FAIT DU JOUR Le droit à l'avortement est-il menacé ?
À l'heure où le gouvernement espagnol tente de durcir sa législation sur l'avortement, la France, elle, l'assouplit en supprimant la notion de "situation de détresse" dans le cadre du projet de loi pour l'égalité hommes-femmes adopté le 28 janvier par les députés. À Alès, les défenseurs de l'IVG (Interruption volontaire de grossesse) constatent que ce droit n'est jamais réellement acquis et que le combat est perpétuel.

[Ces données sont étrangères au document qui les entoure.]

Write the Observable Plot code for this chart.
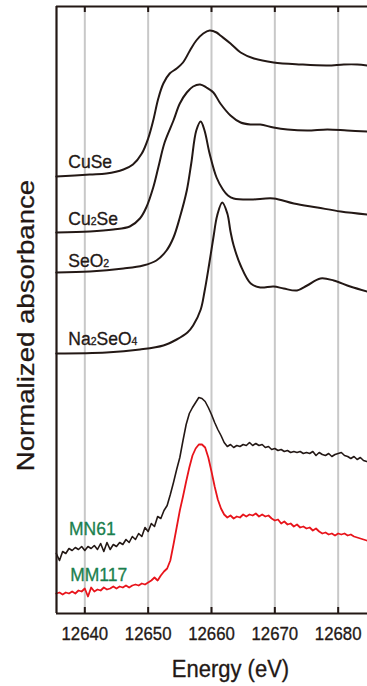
<!DOCTYPE html>
<html><head><meta charset="utf-8">
<script src="https://cdn.jsdelivr.net/npm/d3@7"></script>
<script src="https://cdn.jsdelivr.net/npm/@observablehq/plot@0.6"></script>
<style>html,body{margin:0;padding:0;background:#fff}svg{display:block}</style>
</head><body><div id="chart"></div>
<script>
// ---- reference spectra (energy in eV, offset normalized absorbance) ----
const cuseE = [12635.5,12640.8,12643.4,12646.1,12647.6,12649.0,12650.0,12650.8,12651.6,12652.4,12653.4,12654.5,12655.5,12656.6,12657.6,12658.7,12659.7,12660.8,12661.4,12663.0,12664.6,12666.7,12669.8,12674.1,12678.3,12680.9,12683.0,12684.6];
const cuseA = [4.37,4.39,4.40,4.44,4.49,4.60,4.75,4.93,5.15,5.30,5.40,5.45,5.51,5.63,5.73,5.80,5.83,5.81,5.78,5.70,5.61,5.55,5.51,5.49,5.48,5.49,5.49,5.48];

const cu2seE = [12635.5,12640.8,12644.5,12647.1,12648.7,12649.7,12650.8,12651.6,12652.6,12654.0,12655.0,12656.1,12657.1,12658.2,12659.2,12660.3,12661.4,12663.0,12664.6,12666.2,12667.7,12669.8,12672.0,12675.1,12678.3,12681.4,12684.6];
const cu2seA = [3.81,3.82,3.84,3.87,3.95,4.06,4.26,4.46,4.71,4.93,5.10,5.21,5.27,5.29,5.26,5.21,5.10,4.98,4.91,4.89,4.89,4.86,4.84,4.83,4.84,4.83,4.82];

const seo2E = [12635.5,12640.8,12646.1,12649.2,12651.3,12652.9,12654.0,12655.0,12656.1,12656.8,12657.6,12658.3,12658.9,12659.7,12660.8,12661.8,12662.6,12663.5,12666.2,12669.8,12673.0,12676.7,12680.4,12684.6];
const seo2A = [3.41,3.42,3.45,3.48,3.53,3.63,3.76,3.96,4.23,4.50,4.83,4.92,4.83,4.60,4.36,4.24,4.18,4.15,4.14,4.15,4.10,4.06,4.02,3.99];

const na2seo4E = [12635.5,12643.4,12648.7,12652.4,12654.5,12656.2,12657.1,12658.3,12658.9,12659.6,12660.3,12660.9,12661.7,12662.5,12663.0,12663.5,12664.6,12666.2,12667.7,12669.8,12671.4,12673.5,12675.1,12677.2,12679.3,12681.9,12684.6];
const na2seo4A = [2.60,2.61,2.64,2.68,2.74,2.81,2.88,3.04,3.22,3.48,3.76,3.98,4.11,4.00,3.82,3.68,3.48,3.30,3.26,3.27,3.25,3.23,3.28,3.35,3.33,3.27,3.22];

// ---- sample spectra (shared energy grid) ----
const sampleE = [12635.5,12636.0,12636.5,12637.0,12637.5,12638.0,12638.5,12639.0,12639.5,12640.0,
12640.5,12641.0,12641.5,12642.0,12642.5,12643.0,12643.5,12644.0,12644.5,12645.0,
12645.5,12646.0,12646.5,12647.0,12647.5,12648.0,12648.5,12649.0,12649.5,12650.0,
12650.5,12651.0,12651.5,12652.0,12652.5,12653.0,12653.5,12654.0,12654.5,12655.0,
12655.5,12656.0,12656.5,12657.0,12657.5,12658.0,12658.5,12659.0,12659.5,12660.0,
12660.5,12661.0,12661.5,12662.0,12662.5,12663.0,12663.5,12664.0,12664.5,12665.0,
12665.5,12666.0,12666.5,12667.0,12667.5,12668.0,12668.5,12669.0,12669.5,12670.0,
12670.5,12671.0,12671.5,12672.0,12672.5,12673.0,12673.5,12674.0,12674.5,12675.0,
12675.5,12676.0,12676.5,12677.0,12677.5,12678.0,12678.5,12679.0,12679.5,12680.0,
12680.5,12681.0,12681.5,12682.0,12682.5,12683.0,12683.5,12684.0,12684.5];
const mn61A = [0.60,0.53,0.62,0.60,0.65,0.63,0.66,0.64,0.67,0.63,
0.67,0.65,0.68,0.64,0.70,0.62,0.71,0.64,0.69,0.67,
0.71,0.69,0.74,0.71,0.77,0.74,0.80,0.77,0.86,0.82,
0.90,0.87,0.97,0.95,1.03,1.08,1.19,1.31,1.44,1.56,
1.73,1.89,2.00,2.06,2.11,2.16,2.15,2.12,2.06,1.99,
1.91,1.84,1.78,1.71,1.67,1.69,1.66,1.68,1.67,1.69,
1.68,1.71,1.68,1.70,1.68,1.69,1.66,1.67,1.64,1.65,
1.63,1.64,1.62,1.63,1.61,1.62,1.61,1.62,1.60,1.61,
1.60,1.62,1.58,1.61,1.59,1.58,1.60,1.57,1.59,1.60,
1.61,1.58,1.57,1.55,1.57,1.54,1.56,1.53,1.52];
const mm117A = [0.20,0.21,0.19,0.21,0.20,0.22,0.20,0.23,0.22,0.25,
0.17,0.26,0.22,0.24,0.23,0.26,0.24,0.25,0.27,0.25,
0.27,0.26,0.28,0.26,0.28,0.29,0.28,0.30,0.29,0.31,
0.33,0.36,0.33,0.38,0.42,0.45,0.53,0.69,0.86,1.03,
1.17,1.32,1.46,1.58,1.65,1.69,1.69,1.66,1.56,1.42,
1.27,1.14,1.05,0.99,0.96,0.98,0.95,0.97,0.96,0.99,
0.97,0.99,0.98,1.00,0.97,0.99,0.97,0.98,0.95,0.93,
0.94,0.90,0.92,0.89,0.90,0.87,0.89,0.86,0.87,0.85,
0.86,0.83,0.85,0.82,0.80,0.81,0.79,0.80,0.78,0.80,
0.79,0.80,0.78,0.79,0.77,0.76,0.75,0.74,0.73];

// ---- labels and ticks ----
const labelNames = ["CuSe","Cu₂Se","SeO₂","Na₂SeO₄","MN61","MM117"];
const labelE = [12637.4,12637.4,12637.4,12637.4,12637.5,12637.7];
const labelA = [4.46,3.89,3.47,2.69,0.79,0.33];
const labelColor = ["ref","ref","ref","ref","sample","sample"];
const tickEnergies = [12640,12650,12660,12670,12680];
const tickLabels = ["12640","12650","12660","12670","12680"];
const xDomain = [12635.53,12684.63];
const yDomain = [0,6.07];

// ---- layout ----
const W = 367, H = 686, ML = 56, MR = 0, MT = 6, MB = 73;
const tickLen = 6 * (yDomain[1] - yDomain[0]) / (H - MT - MB); // 6px expressed in y units

// ---- build ----
const BLACK = "#231815", RED = "#e8141b", GREEN = "#1b7f4e";
const toRows = (E, A) => E.map((e, i) => ({e, a: A[i]}));
const smooth = [[cuseE,cuseA],[cu2seE,cu2seA],[seo2E,seo2A],[na2seo4E,na2seo4A]];
const labels = labelNames.map((n, i) => ({n, e: labelE[i], a: labelA[i], c: labelColor[i] === "ref" ? BLACK : GREEN}));
const ticks = tickEnergies.map((e, i) => ({e, t: tickLabels[i]}));

const chart = Plot.plot({
  width: W, height: H,
  marginLeft: ML, marginRight: MR, marginTop: MT, marginBottom: MB,
  x: {domain: xDomain, axis: null},
  y: {domain: yDomain, axis: null},
  style: {fontFamily: "'Liberation Sans', Arial, Helvetica, sans-serif", color: BLACK, background: "#fff", overflow: "visible"},
  marks: [
    Plot.ruleX(tickEnergies, {stroke: "#c8c8c8", strokeWidth: 2}),
    ...smooth.map(([E, A]) => Plot.line(toRows(E, A), {x: "e", y: "a", stroke: BLACK, strokeWidth: 2, curve: "catmull-rom"})),
    Plot.line(toRows(sampleE, mn61A), {x: "e", y: "a", stroke: BLACK, strokeWidth: 1.6}),
    Plot.line(toRows(sampleE, mm117A), {x: "e", y: "a", stroke: RED, strokeWidth: 1.8}),
    Plot.text(labels, {x: "e", y: "a", text: "n", fill: "c", stroke: "c", strokeWidth: 0.3, textAnchor: "start", lineAnchor: "bottom", fontSize: 17.5}),
    Plot.ruleX([xDomain[0]], {stroke: BLACK, strokeWidth: 2.2}),
    Plot.ruleY(yDomain, {stroke: BLACK, strokeWidth: 2}),
    Plot.ruleX(tickEnergies, {y1: yDomain[0], y2: yDomain[0] + tickLen, stroke: BLACK, strokeWidth: 2}),
    Plot.ruleX(tickEnergies, {y1: yDomain[1] - tickLen, y2: yDomain[1], stroke: BLACK, strokeWidth: 2}),
    Plot.text(ticks, {x: "e", text: "t", frameAnchor: "bottom", textAnchor: "middle", lineAnchor: "top", dy: 13, fontSize: 16.8, fill: BLACK, stroke: BLACK, strokeWidth: 0.3}),
    Plot.text(["Energy (eV)"], {frameAnchor: "bottom", textAnchor: "middle", lineAnchor: "bottom", dx: 18.5, dy: 63, fontSize: 22, fill: BLACK, stroke: BLACK, strokeWidth: 0.3}),
    Plot.text(["Normalized absorbance"], {frameAnchor: "left", textAnchor: "middle", rotate: -90, lineAnchor: "bottom", dx: -22.7, dy: 15.5, fontSize: 23, fill: BLACK, stroke: BLACK, strokeWidth: 0.3})
  ]
});

// post-process: subscripts, explicit tick font size, slight glyph stretch to match reference proportions
const NS = "http://www.w3.org/2000/svg";
chart.querySelectorAll("text").forEach(t => {
  const s = t.textContent;
  if (tickLabels.includes(s)) t.style.fontSize = "16.8px";
  if (/[\u2080-\u2089]/.test(s)) {
    t.textContent = "";
    for (const part of s.match(/[\u2080-\u2089]+|[^\u2080-\u2089]+/g)) {
      const sp = document.createElementNS(NS, "tspan");
      if (/[\u2080-\u2089]/.test(part)) {
        sp.textContent = part.replace(/[\u2080-\u2089]/g, c => String(c.charCodeAt(0) - 0x2080));
        sp.setAttribute("style", "font-size:0.6em");
      } else sp.textContent = part;
      t.appendChild(sp);
    }
  }
  let tr = t.getAttribute("transform");
  if (!tr) {
    const x = t.getAttribute("x") || 0, y = t.getAttribute("y") || 0;
    t.removeAttribute("x"); t.removeAttribute("y");
    tr = `translate(${x},${y})`;
  }
  tr += /rotate/.test(tr) ? " scale(1.2,1)" : " scale(1,1.1)";
  t.setAttribute("transform", tr);
});
document.getElementById("chart").appendChild(chart);
</script>
</body></html>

Au centre de planification du quartier des Cévennes, Simone Deleuze et Sylvette Burga, bénévoles pour le planning familial, défendent depuis toujours le droit à l'avortement. Aujourd'hui retraitées, elles se souviennent de l'évolution, au fil des années, de la législation sur l'avortement en France. Car il a fallu attendre la loi Veil de 1975 pour que l'interruption volontaire de grossesse devienne un droit pour toute "femme enceinte que son état place en situation de détresse". Dix ans plus tôt, en 1965, le planning familial naissait à Alès suite à la création, en 1956, du mouvement militant connu sous le nom de "La maternité heureuse". L'association, devenue aujourd'hui "Le mouvement français pour le planning familial" réunissait à l'époque des femmes et des hommes bien décidés à faire changer la loi de 1920 qui interdisait l’avortement ainsi que l’utilisation et la diffusion de tout moyen contraceptif en France. Mais heureusement les mentalités évoluent et en 1967, la loi Neuwirth autorise l'usage des contraceptifs. Premier pas avant que le combat de Simone Veil porte ses fruits sept ans plus tard.
Continuer d'améliorer les droits des femmes
Cette loi et celle du 31 décembre 1979 fixent les conditions dans lesquelles peuvent se pratiquer les interruptions volontaires de grossesse. Celles-ci doivent être pratiquées avant la fin de la dixième semaine (soit douze semaines à partir du début des dernières règles) un entretien social préalable est obligatoire et les jeunes filles mineures doivent avoir l'accord de leurs parents. En juillet 2001, de nouvelles mesures allongent la durée à la fin de la douzième semaine de grossesse (soit quatorze semaines d'aménorrhées), ne rendent plus l'entretien obligatoire pour les personnes majeures et les mineures peuvent choisir d'être accompagnés par un adulte référent en cas de difficultés avec la famille.
De belles avancées qui n'enlèvent pas pour autant la difficulté pour une femme d'être confrontée à ce type de situation. Au nombre de 12 dans le département du Gard, les centres de planification, au-delà de leur rôle de prévention, d'information et d'éducation, apportent également leur écoute et guident celles et ceux (car les hommes aussi sont concernés) vers les bons interlocuteurs en cas de grossesse non désirée. "Ils passent par nous pour savoir comment cela va se passer et pour avoir des conseils" commente Sylvette Burga, qui a exercé le métier de conseillère conjugale dans des centres de planification pendant 35 ans.
La remise en cause
Le combat mené pendant toutes ces années pour que la femme puisse avoir et garder la liberté de choisir semble ne jamais se terminer. Aujourd'hui, le projet de loi qui supprime en Espagne le droit à l'avortement suscite une levée de bouclier sans précédent entraînant également des manifestations de soutien en France. "Il y a à la fois une lutte pour améliorer ce droit mais aussi des forces réactionnaires insidieuses qui s'y opposent" souligne Sylvette Burga. Et d'ajouter : "Nous n'avons plus les médecins militant pour une prise en charge de la personne". Pour Simone Deleuze, "ce que veulent les réactionnaires, c'est remettre les femmes à la maison". Car le droit à la contraception et à l'IVG ont permis et permettent encore aux femmes "de choisir leur mode de vie" et donc de jouer un rôle plus important qu'avant au sein de la société et dans le monde du travail. Indignées, les deux bénévoles du centre de planification alésien craignent que ce durcissement de la législation espagnole finisse par grignoter les pays européens et ce serait "révoltant de devoir se battre à nouveau". D'autant que supprimer ce droit ne diminuerait pas le nombre d'interruptions volontaires de grossesse, sachant que toutes les neufs minutes, une femme meurt des suites d'un avortement illégal ou dangereux. Mieux vaut donc par contre ne pas interrompre la réflexion visant à garantir la liberté individuelle de la femme.